* [Instruction]: List all lines in the material below that contain "matplotlib".

— Start —

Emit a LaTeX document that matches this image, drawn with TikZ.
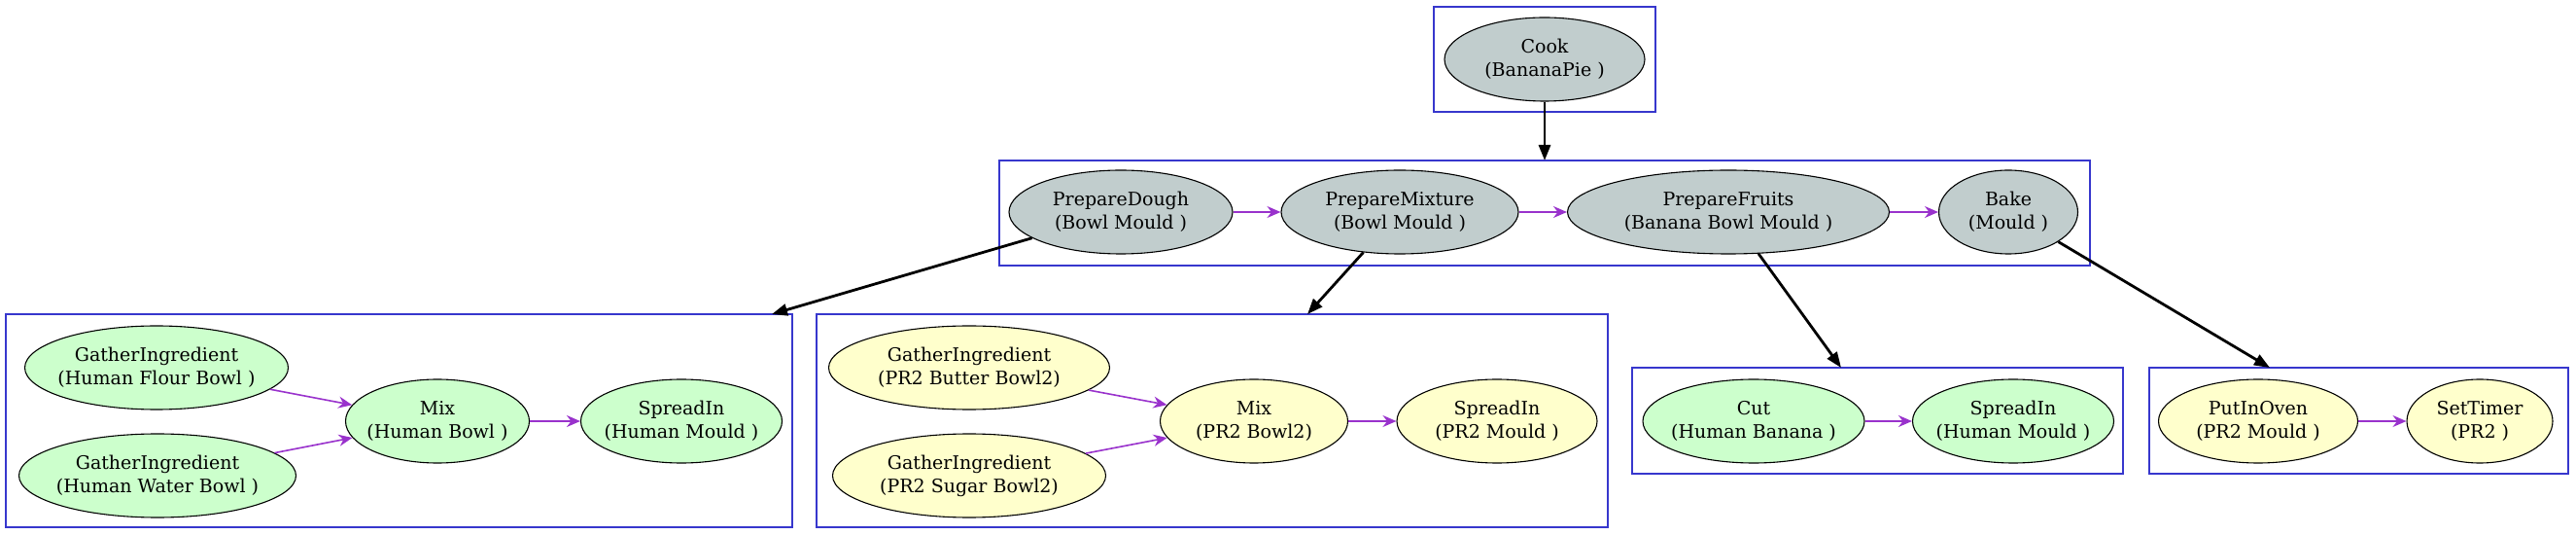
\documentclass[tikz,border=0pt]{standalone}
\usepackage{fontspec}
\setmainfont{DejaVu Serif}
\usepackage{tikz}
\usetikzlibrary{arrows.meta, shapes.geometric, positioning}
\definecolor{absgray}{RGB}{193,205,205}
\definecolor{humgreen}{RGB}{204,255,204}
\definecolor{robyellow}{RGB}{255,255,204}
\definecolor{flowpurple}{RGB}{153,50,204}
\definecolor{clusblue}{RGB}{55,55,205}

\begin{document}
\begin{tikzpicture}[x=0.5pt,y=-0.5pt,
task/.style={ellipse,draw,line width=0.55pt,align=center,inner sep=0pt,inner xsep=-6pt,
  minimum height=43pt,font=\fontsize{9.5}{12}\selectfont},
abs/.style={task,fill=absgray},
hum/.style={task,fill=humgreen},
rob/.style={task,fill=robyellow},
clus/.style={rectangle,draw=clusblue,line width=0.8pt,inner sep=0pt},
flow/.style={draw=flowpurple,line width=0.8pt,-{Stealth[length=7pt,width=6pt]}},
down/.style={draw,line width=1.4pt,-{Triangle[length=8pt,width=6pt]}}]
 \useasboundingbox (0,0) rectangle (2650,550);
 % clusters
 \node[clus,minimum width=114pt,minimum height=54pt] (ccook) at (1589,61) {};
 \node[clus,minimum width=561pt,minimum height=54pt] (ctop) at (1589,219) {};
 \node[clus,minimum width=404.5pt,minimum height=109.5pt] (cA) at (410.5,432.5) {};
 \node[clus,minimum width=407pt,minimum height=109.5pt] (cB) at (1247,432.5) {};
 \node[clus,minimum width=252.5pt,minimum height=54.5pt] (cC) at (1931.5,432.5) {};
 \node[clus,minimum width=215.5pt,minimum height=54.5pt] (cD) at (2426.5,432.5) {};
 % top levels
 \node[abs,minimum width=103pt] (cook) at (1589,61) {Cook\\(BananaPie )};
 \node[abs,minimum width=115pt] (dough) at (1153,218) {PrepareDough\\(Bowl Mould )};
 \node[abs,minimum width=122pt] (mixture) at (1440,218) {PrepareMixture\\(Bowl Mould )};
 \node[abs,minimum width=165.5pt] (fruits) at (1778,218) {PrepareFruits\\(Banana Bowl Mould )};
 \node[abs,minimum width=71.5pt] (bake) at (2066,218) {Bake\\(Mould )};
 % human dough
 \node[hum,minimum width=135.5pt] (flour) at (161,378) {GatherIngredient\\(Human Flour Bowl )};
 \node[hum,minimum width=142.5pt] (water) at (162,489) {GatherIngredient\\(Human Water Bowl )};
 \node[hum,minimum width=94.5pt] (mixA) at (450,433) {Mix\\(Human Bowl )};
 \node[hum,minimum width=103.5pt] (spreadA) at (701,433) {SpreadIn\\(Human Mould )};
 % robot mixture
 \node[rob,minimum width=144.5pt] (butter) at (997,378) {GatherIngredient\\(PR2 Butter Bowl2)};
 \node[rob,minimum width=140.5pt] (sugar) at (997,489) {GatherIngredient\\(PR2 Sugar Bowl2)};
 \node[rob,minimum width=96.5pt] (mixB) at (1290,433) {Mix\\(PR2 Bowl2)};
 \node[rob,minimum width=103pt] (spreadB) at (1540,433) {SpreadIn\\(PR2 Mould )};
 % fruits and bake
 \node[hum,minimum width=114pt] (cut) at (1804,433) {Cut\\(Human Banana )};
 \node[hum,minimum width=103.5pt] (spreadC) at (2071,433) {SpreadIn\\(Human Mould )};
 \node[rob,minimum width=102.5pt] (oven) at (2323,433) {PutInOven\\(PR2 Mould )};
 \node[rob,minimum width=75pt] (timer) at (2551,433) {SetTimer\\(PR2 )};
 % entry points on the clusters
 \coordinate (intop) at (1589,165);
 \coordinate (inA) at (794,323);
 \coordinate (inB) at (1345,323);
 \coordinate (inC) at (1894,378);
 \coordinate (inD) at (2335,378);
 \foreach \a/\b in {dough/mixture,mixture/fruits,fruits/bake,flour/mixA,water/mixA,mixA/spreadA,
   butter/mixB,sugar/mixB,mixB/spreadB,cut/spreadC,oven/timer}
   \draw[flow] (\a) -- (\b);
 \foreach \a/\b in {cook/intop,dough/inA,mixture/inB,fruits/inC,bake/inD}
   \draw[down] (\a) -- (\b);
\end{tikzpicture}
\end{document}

— End —
— Start —

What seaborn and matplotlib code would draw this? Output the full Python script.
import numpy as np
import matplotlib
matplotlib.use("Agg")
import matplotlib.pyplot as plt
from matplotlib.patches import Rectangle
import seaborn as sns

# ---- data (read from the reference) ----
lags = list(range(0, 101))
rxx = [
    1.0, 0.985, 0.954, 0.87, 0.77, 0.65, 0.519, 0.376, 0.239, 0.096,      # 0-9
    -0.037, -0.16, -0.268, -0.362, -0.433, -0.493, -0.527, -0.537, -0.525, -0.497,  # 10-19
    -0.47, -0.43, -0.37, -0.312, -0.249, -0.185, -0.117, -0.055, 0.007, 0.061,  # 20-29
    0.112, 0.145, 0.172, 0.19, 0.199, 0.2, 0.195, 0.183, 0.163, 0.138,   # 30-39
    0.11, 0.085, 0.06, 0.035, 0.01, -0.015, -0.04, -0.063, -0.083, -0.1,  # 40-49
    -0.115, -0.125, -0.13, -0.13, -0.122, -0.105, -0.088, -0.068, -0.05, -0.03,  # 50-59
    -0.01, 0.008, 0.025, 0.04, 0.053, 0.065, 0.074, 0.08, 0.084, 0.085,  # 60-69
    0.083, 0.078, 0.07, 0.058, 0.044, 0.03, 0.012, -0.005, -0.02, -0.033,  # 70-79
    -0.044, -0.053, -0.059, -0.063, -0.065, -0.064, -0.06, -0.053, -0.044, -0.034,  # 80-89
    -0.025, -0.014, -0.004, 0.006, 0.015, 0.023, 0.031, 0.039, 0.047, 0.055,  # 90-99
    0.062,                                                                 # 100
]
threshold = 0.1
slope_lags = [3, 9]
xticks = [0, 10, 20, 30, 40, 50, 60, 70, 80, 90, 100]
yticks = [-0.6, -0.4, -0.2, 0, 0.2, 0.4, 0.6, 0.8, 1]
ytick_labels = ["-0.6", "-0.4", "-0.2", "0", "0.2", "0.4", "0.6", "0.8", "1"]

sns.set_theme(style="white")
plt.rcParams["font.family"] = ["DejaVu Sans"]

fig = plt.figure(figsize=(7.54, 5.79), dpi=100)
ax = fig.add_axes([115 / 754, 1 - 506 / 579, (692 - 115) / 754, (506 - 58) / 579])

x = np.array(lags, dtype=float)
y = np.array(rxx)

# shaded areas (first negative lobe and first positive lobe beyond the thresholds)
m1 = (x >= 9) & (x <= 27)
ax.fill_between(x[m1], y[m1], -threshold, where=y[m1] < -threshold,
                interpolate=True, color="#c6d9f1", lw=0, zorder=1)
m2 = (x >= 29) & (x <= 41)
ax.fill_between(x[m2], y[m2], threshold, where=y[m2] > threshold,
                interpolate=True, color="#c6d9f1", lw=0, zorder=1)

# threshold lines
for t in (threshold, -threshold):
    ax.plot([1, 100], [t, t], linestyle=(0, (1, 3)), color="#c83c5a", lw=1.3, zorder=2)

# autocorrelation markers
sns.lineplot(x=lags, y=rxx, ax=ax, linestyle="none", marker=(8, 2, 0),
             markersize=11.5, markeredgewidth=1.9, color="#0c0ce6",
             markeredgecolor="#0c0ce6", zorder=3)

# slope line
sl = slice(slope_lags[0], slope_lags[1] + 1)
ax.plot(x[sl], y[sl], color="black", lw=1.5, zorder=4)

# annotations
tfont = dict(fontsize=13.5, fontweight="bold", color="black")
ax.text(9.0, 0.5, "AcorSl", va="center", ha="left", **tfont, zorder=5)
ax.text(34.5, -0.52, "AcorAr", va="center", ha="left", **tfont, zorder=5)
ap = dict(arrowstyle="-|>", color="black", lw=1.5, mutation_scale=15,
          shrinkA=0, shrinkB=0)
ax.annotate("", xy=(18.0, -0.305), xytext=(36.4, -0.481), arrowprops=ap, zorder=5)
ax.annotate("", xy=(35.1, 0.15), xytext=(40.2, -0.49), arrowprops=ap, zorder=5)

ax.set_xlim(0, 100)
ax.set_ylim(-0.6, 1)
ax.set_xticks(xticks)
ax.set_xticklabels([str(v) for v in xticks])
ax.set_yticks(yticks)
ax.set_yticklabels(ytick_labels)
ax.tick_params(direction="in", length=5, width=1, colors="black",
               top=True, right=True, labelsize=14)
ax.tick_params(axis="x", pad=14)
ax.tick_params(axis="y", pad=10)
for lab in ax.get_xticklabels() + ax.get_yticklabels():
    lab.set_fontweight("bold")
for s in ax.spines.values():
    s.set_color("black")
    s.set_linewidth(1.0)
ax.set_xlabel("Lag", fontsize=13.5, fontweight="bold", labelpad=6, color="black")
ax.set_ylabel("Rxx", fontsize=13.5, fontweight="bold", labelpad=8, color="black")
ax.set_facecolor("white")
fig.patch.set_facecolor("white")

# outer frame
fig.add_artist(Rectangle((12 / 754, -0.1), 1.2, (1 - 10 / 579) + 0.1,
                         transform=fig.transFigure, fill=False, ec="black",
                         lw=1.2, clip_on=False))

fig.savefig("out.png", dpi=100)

— End —

* [Solution]:
What seaborn and matplotlib code would draw this? Output the full Python script.
import matplotlib
matplotlib.use("Agg")
import matplotlib.pyplot as plt
from matplotlib.patches import Rectangle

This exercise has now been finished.